Mercenário, vendido, estrangeiro, foram alguns dos nomes com os quais Pedro Pichardo foi apelidado, e até um ex-eurodeputado comunista, disse que a sua medalha não era “100% portuguesa”.


Sendo Pedro Pichardo um cidadão 100% português do ponto de vista legal, deduzo que a questão sobre a sua legitimidade enquanto cidadão, seja filosófica ou moral, e não tanto sobre a natureza do seu passaporte.


A interrogação que inevitavelmente se coloca é: o que é ser português?


É ter nascido em território português? Então, quem defende que o Pedro Pichardo não é português, por essa razão, tem que defender necessariamente que os filhos de emigrantes portugueses que nasceram no estrangeiro, também não são portugueses.


É falar o idioma e conhecer a cultura? Por um lado, nada nos garante que não seja esse o caso, por outro, quantos portugueses que saíram do país nos primeiros anos de vida e filhos de emigrantes, não deixaram a língua portuguesa para trás?

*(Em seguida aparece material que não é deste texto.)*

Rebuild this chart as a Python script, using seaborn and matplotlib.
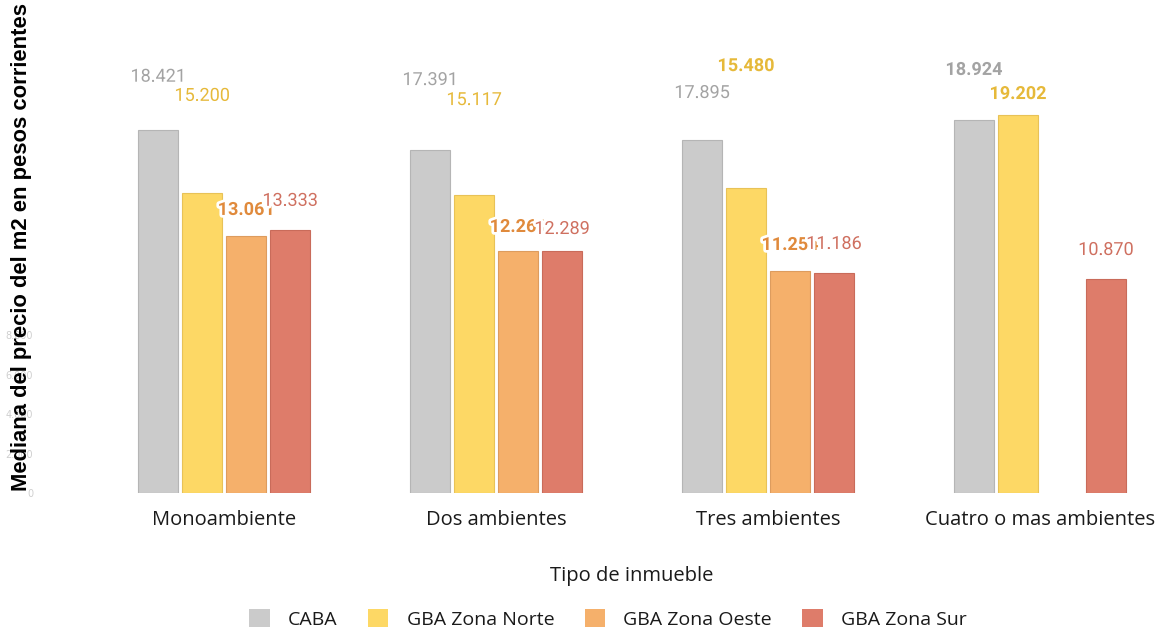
import numpy as np
import pandas as pd
import matplotlib
matplotlib.use("Agg")
import matplotlib.pyplot as plt
import matplotlib.patheffects as pe
from matplotlib.patches import Patch
import seaborn as sns

# ---- data ----
categories = ["Monoambiente", "Dos ambientes", "Tres ambientes", "Cuatro o mas ambientes"]
zones = ["CABA", "GBA Zona Norte", "GBA Zona Oeste", "GBA Zona Sur"]
caba = [18421, 17391, 17895, 18924]
norte = [15200, 15117, 15480, 19202]
oeste = [13061, 12261, 11254, np.nan]
sur = [13333, 12289, 11186, 10870]
y_ticks = [0, 2000, 4000, 6000, 8000]

# label nudges (data units above bar), per zone then category
label_nudge = {
    "CABA": [2700, 3560, 2400, 2540],
    "GBA Zona Norte": [4950, 4820, 6180, 1040],
    "GBA Zona Oeste": [1300, 1235, 1330, 0],
    "GBA Zona Sur": [1490, 1105, 1450, 1460],
}
label_bold = {
    "CABA": [False, False, False, True],
    "GBA Zona Norte": [False, False, True, True],
    "GBA Zona Oeste": [True, True, True, True],
    "GBA Zona Sur": [False, False, False, False],
}

bar_colors = ["#cbcbcb", "#fdd865", "#f5b06b", "#de7c6a"]
edge_colors = ["#b5b5b5", "#e8c257", "#dd9c5e", "#c96b5a"]
label_colors = ["#a3a3a3", "#e6b93a", "#e08a3c", "#cf7060"]

df = pd.DataFrame({
    "Tipo": categories * 4,
    "Zona": [z for z in zones for _ in categories],
    "Valor": caba + norte + oeste + sur,
})

sns.set_theme(style="white")
plt.rcParams["font.family"] = ["DejaVu Sans"]

W, H = 1157, 629
fig = plt.figure(figsize=(W / 100, H / 100), dpi=100)
left_px, right_px, top_px, bot_px = 61, 1203, 50, 493
ax = fig.add_axes([left_px / W, 1 - bot_px / H, (right_px - left_px) / W, (bot_px - top_px) / H])

sns.barplot(data=df, x="Tipo", y="Valor", hue="Zona", order=categories, hue_order=zones,
            palette=bar_colors, width=0.647, gap=0.09, ax=ax, legend=False,
            errorbar=None, saturation=1)

for ci, cont in enumerate(ax.containers):
    for bar in cont:
        bar.set_edgecolor(edge_colors[ci])
        bar.set_linewidth(0.8)

ax.set_xlim(-0.6, 3.6)
ymax = (bot_px - top_px) / 0.01971
ax.set_ylim(0, ymax)

# value labels
for zi, cont in enumerate(ax.containers):
    zone = zones[zi]
    for bar in cont:
        h = bar.get_height()
        if not np.isfinite(h) or h == 0:
            continue
        xc = bar.get_x() + bar.get_width() / 2
        cat_i = int(round(xc))
        txt = f"{h:,.0f}".replace(",", ".")
        ax.text(xc, h + label_nudge[zone][cat_i], txt, ha="center", va="center",
                fontsize=13, family=["Roboto", "DejaVu Sans"],
                fontweight="bold" if label_bold[zone][cat_i] else "normal",
                color=label_colors[zi], clip_on=False, zorder=5 + zi,
                path_effects=[pe.withStroke(linewidth=4, foreground="white")])

sns.despine(ax=ax, left=True, bottom=True)
ax.set_yticks(y_ticks)
ax.set_yticklabels([f"{v:,.0f}".replace(",", ".") for v in y_ticks],
                   fontsize=7, color="#cfcfcf")
ax.tick_params(axis="y", length=0, pad=20)
ax.tick_params(axis="x", length=0, pad=12)
xfont = ["Liberation Sans Narrow", "Open Sans", "DejaVu Sans"]
ax.set_xticks(range(len(categories)))
ax.set_xticklabels(categories, fontsize=14.5, color="#1a1a1a", family=xfont)
ax.set_xlabel("Tipo de inmueble", fontsize=14.5, color="#1a1a1a", family=xfont, labelpad=26)
ax.set_ylabel("")
ax.grid(False)

fig.text(22 / W, 1 - 247 / H, "Mediana del precio del m2 en pesos corrientes",
         rotation=90, ha="center", va="center", fontsize=15.8, fontweight="bold",
         family=["Liberation Sans", "DejaVu Sans"], color="black")

handles = [Patch(facecolor=c, edgecolor="none") for c in bar_colors]
fig.legend(handles, zones, loc="center", bbox_to_anchor=(608 / W, 1 - 619 / H), ncol=4,
           frameon=False, prop={"family": xfont, "size": 14}, handlelength=1.05,
           handleheight=1.05, handletextpad=0.95, columnspacing=1.55, labelcolor="#1a1a1a")

fig.savefig("out.png", dpi=100)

Eu poderia citar vários exemplos.


Foto: Aлександр Bелигура - Pexels

É aquela conversa do ius sanguinis, que serve de capote para a teoria da identidade racial?


Há uns anos a Sic Radical tinha um programado de humor chamado “black skin” (ainda andam episódios pelo youtube). O black skin era protagonizado por um ator negro, vestido de forma a parecer um skinhead e que tinha um cão chamado Salazar. Em cada episódio, o black skin começava conversas com pessoas que andavam na rua (transeuntes não atores), na maioria negros, e mandava-os para a terra deles, de forma bastante agressiva e racista. Cada vez que ouço um português falar de “raça” ou “sangue”, lembro-me sempre do black skin.


No teste de ADN que fiz há uns meses, os resultados mostraram que tenho 10% de ADN finlandês, 5% ADN judeu, 5% ADN africano e mais umas coisas espalhadas pelo globo. Não me admirarei, portanto, se o Pedro Pichardo tiver mais ADN ibérico do que eu. Talvez o Miguel Viegas, o candidato pela CDU à Câmara de Aveiro e ex-eurodeputado, que diz que a medalha do Pedro Pichardo “não é seguramente 100% portuguesa”, me queira desconsiderar também. Em abono da verdade, quando vejo um cargo de representatividade política, nas mãos de um comunista, a minha portugalidade falha-me um pouco.


O Pedro Pichardo fugiu da ditadura cubana e de um regime que condena o seu povo à miséria e escolheu Portugal para viver. É um privilégio ter o Pedro no nosso país, como é ter tantas outras pessoas que elegeram Portugal como o seu refúgio. Esses portugueses enchem-me de orgulho, os que os discriminam por isso, não.